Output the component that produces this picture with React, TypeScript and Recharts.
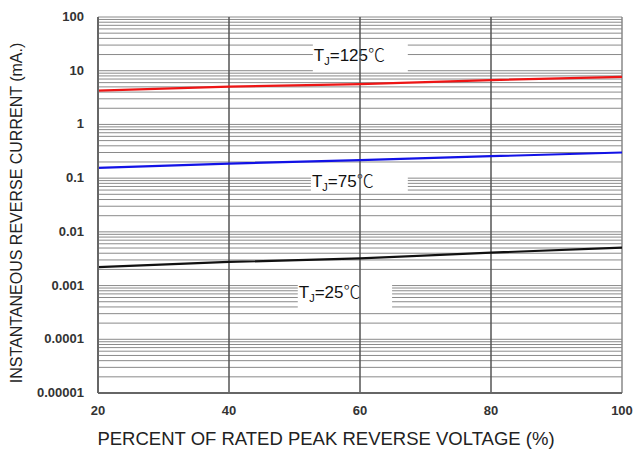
import { LineChart, Line, XAxis, YAxis, CartesianGrid, ReferenceArea, ReferenceLine } from 'recharts'

const percents = [20, 40, 60, 80, 100]
const tj125 = [4.25, 5.05, 5.65, 6.7, 7.7]
const tj75 = [0.155, 0.187, 0.216, 0.256, 0.3]
const tj25 = [0.0022, 0.00275, 0.0032, 0.0041, 0.0051]

const decades = [0.00001, 0.0001, 0.001, 0.01, 0.1, 1, 10, 100]
const decadeLabels = ['0.00001', '0.0001', '0.001', '0.01', '0.1', '1', '10', '100']
const xTicks = [20, 40, 60, 80, 100]

// every 1..9 multiple inside each decade, for the log grid
const yTicks: number[] = []
decades.forEach((d, i) => {
  if (i === decades.length - 1) {
    yTicks.push(d)
    return
  }
  for (let m = 1; m <= 9; m++) yTicks.push(+(d * m).toPrecision(3))
})

// white boxes behind the curve names
const tags = [
  { temp: '125', x1: 52.8, x2: 67.3, y1: 9.46, y2: 32.8, base: 18 },
  { temp: '75', x1: 52.5, x2: 67.3, y1: 0.0552, y2: 0.13, base: 15 },
  { temp: '25', x1: 50.5, x2: 64.9, y1: 0.000382, y2: 0.00102, base: 13 },
]

const data = percents.map((p, i) => ({ p, a: tj125[i], b: tj75[i], c: tj25[i] }))

const textFont = 'Liberation Sans, Arial, sans-serif'
const tickFont = { fontFamily: textFont, fontWeight: 700, fontSize: 13, fill: '#333' }

function YTick({ x, y, payload }: any) {
  const i = decades.findIndex((d) => Math.abs(d - payload.value) / d < 1e-6)
  if (i < 0) return null
  return (
    <text x={x - 6} y={y + 4} textAnchor="end" {...tickFont}>
      {decadeLabels[i]}
    </text>
  )
}

function XTick({ x, y, payload }: any) {
  return (
    <text x={x} y={y + 14} textAnchor="middle" {...tickFont}>
      {payload.value}
    </text>
  )
}

function Tag({ viewBox, temp, base }: any) {
  if (!viewBox) return null
  const { x, y } = viewBox
  return (
    <text x={x + 1} y={y + base} fontFamily={textFont} fontSize={17} fill="#111">
      <tspan>T</tspan>
      <tspan fontSize={11} dy={4}>J</tspan>
      <tspan dy={-4}>={temp}</tspan>
      <tspan fontFamily="Noto Sans CJK SC, sans-serif" fontWeight={300}>℃</tspan>
    </text>
  )
}

export default function App() {
  return (
    <div style={{ position: 'absolute', left: 0, top: 0, background: '#fff' }}>
      <LineChart width={635} height={453} data={data} margin={{ top: 17, right: 13, bottom: 0, left: 38 }}>
        <CartesianGrid stroke="#8a8a8a" strokeWidth={1} vertical={false} />
        <XAxis
          dataKey="p"
          type="number"
          domain={[20, 100]}
          ticks={xTicks}
          tick={<XTick />}
          tickLine={false}
          axisLine={{ stroke: '#666', strokeWidth: 2 }}
          height={60}
          label={{
            content: () => (
              <text x={326} y={445} textAnchor="middle" fontFamily={textFont} fontSize={18.5} fill="#222">
                PERCENT OF RATED PEAK REVERSE VOLTAGE (%)
              </text>
            ),
          }}
        />
        <YAxis
          scale="log"
          type="number"
          domain={[0.00001, 100]}
          ticks={yTicks}
          interval={0}
          allowDataOverflow
          tick={<YTick />}
          tickLine={false}
          axisLine={{ stroke: '#666', strokeWidth: 2 }}
          width={60}
          label={{
            content: () => (
              <text
                x={22}
                y={213}
                transform="rotate(-90 22 213)"
                textAnchor="middle"
                fontFamily={textFont}
                fontSize={16}
                fill="#222"
              >
                INSTANTANEOUS REVERSE CURRENT (mA.)
              </text>
            ),
          }}
        />
        {[40, 60, 80].map((v) => (
          <ReferenceLine key={v} x={v} stroke="#555" strokeWidth={1.5} />
        ))}
        <ReferenceLine x={100} stroke="#888" strokeWidth={1.5} />
        {tags.map((t) => (
          <ReferenceArea
            key={t.temp}
            x1={t.x1}
            x2={t.x2}
            y1={t.y1}
            y2={t.y2}
            fill="#fff"
            fillOpacity={1}
            stroke="none"
            label={{ content: (p: any) => <Tag viewBox={p.viewBox} temp={t.temp} base={t.base} /> }}
          />
        ))}
        <Line dataKey="a" stroke="#ee1515" strokeWidth={2.2} dot={false} isAnimationActive={false} />
        <Line dataKey="b" stroke="#1212e6" strokeWidth={2.2} dot={false} isAnimationActive={false} />
        <Line dataKey="c" stroke="#111" strokeWidth={2.2} dot={false} isAnimationActive={false} />
      </LineChart>
    </div>
  )
}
□ □ □ □
→ THE TASK: The data above should be repeated exactly, minus any pictures.

→ RESULT OF THIS EXERCISE:
Output the component that produces this picture with React, TypeScript and Recharts.
import { LineChart, Line, XAxis, YAxis, CartesianGrid, ReferenceArea, ReferenceLine } from 'recharts'

const percents = [20, 40, 60, 80, 100]
const tj125 = [4.25, 5.05, 5.65, 6.7, 7.7]
const tj75 = [0.155, 0.187, 0.216, 0.256, 0.3]
const tj25 = [0.0022, 0.00275, 0.0032, 0.0041, 0.0051]

const decades = [0.00001, 0.0001, 0.001, 0.01, 0.1, 1, 10, 100]
const decadeLabels = ['0.00001', '0.0001', '0.001', '0.01', '0.1', '1', '10', '100']
const xTicks = [20, 40, 60, 80, 100]

// every 1..9 multiple inside each decade, for the log grid
const yTicks: number[] = []
decades.forEach((d, i) => {
  if (i === decades.length - 1) {
    yTicks.push(d)
    return
  }
  for (let m = 1; m <= 9; m++) yTicks.push(+(d * m).toPrecision(3))
})

// white boxes behind the curve names
const tags = [
  { temp: '125', x1: 52.8, x2: 67.3, y1: 9.46, y2: 32.8, base: 18 },
  { temp: '75', x1: 52.5, x2: 67.3, y1: 0.0552, y2: 0.13, base: 15 },
  { temp: '25', x1: 50.5, x2: 64.9, y1: 0.000382, y2: 0.00102, base: 13 },
]

const data = percents.map((p, i) => ({ p, a: tj125[i], b: tj75[i], c: tj25[i] }))

const textFont = 'Liberation Sans, Arial, sans-serif'
const tickFont = { fontFamily: textFont, fontWeight: 700, fontSize: 13, fill: '#333' }

function YTick({ x, y, payload }: any) {
  const i = decades.findIndex((d) => Math.abs(d - payload.value) / d < 1e-6)
  if (i < 0) return null
  return (
    <text x={x - 6} y={y + 4} textAnchor="end" {...tickFont}>
      {decadeLabels[i]}
    </text>
  )
}

function XTick({ x, y, payload }: any) {
  return (
    <text x={x} y={y + 14} textAnchor="middle" {...tickFont}>
      {payload.value}
    </text>
  )
}

function Tag({ viewBox, temp, base }: any) {
  if (!viewBox) return null
  const { x, y } = viewBox
  return (
    <text x={x + 1} y={y + base} fontFamily={textFont} fontSize={17} fill="#111">
      <tspan>T</tspan>
      <tspan fontSize={11} dy={4}>J</tspan>
      <tspan dy={-4}>={temp}</tspan>
      <tspan fontFamily="Noto Sans CJK SC, sans-serif" fontWeight={300}>℃</tspan>
    </text>
  )
}

export default function App() {
  return (
    <div style={{ position: 'absolute', left: 0, top: 0, background: '#fff' }}>
      <LineChart width={635} height={453} data={data} margin={{ top: 17, right: 13, bottom: 0, left: 38 }}>
        <CartesianGrid stroke="#8a8a8a" strokeWidth={1} vertical={false} />
        <XAxis
          dataKey="p"
          type="number"
          domain={[20, 100]}
          ticks={xTicks}
          tick={<XTick />}
          tickLine={false}
          axisLine={{ stroke: '#666', strokeWidth: 2 }}
          height={60}
          label={{
            content: () => (
              <text x={326} y={445} textAnchor="middle" fontFamily={textFont} fontSize={18.5} fill="#222">
                PERCENT OF RATED PEAK REVERSE VOLTAGE (%)
              </text>
            ),
          }}
        />
        <YAxis
          scale="log"
          type="number"
          domain={[0.00001, 100]}
          ticks={yTicks}
          interval={0}
          allowDataOverflow
          tick={<YTick />}
          tickLine={false}
          axisLine={{ stroke: '#666', strokeWidth: 2 }}
          width={60}
          label={{
            content: () => (
              <text
                x={22}
                y={213}
                transform="rotate(-90 22 213)"
                textAnchor="middle"
                fontFamily={textFont}
                fontSize={16}
                fill="#222"
              >
                INSTANTANEOUS REVERSE CURRENT (mA.)
              </text>
            ),
          }}
        />
        {[40, 60, 80].map((v) => (
          <ReferenceLine key={v} x={v} stroke="#555" strokeWidth={1.5} />
        ))}
        <ReferenceLine x={100} stroke="#888" strokeWidth={1.5} />
        {tags.map((t) => (
          <ReferenceArea
            key={t.temp}
            x1={t.x1}
            x2={t.x2}
            y1={t.y1}
            y2={t.y2}
            fill="#fff"
            fillOpacity={1}
            stroke="none"
            label={{ content: (p: any) => <Tag viewBox={p.viewBox} temp={t.temp} base={t.base} /> }}
          />
        ))}
        <Line dataKey="a" stroke="#ee1515" strokeWidth={2.2} dot={false} isAnimationActive={false} />
        <Line dataKey="b" stroke="#1212e6" strokeWidth={2.2} dot={false} isAnimationActive={false} />
        <Line dataKey="c" stroke="#111" strokeWidth={2.2} dot={false} isAnimationActive={false} />
      </LineChart>
    </div>
  )
}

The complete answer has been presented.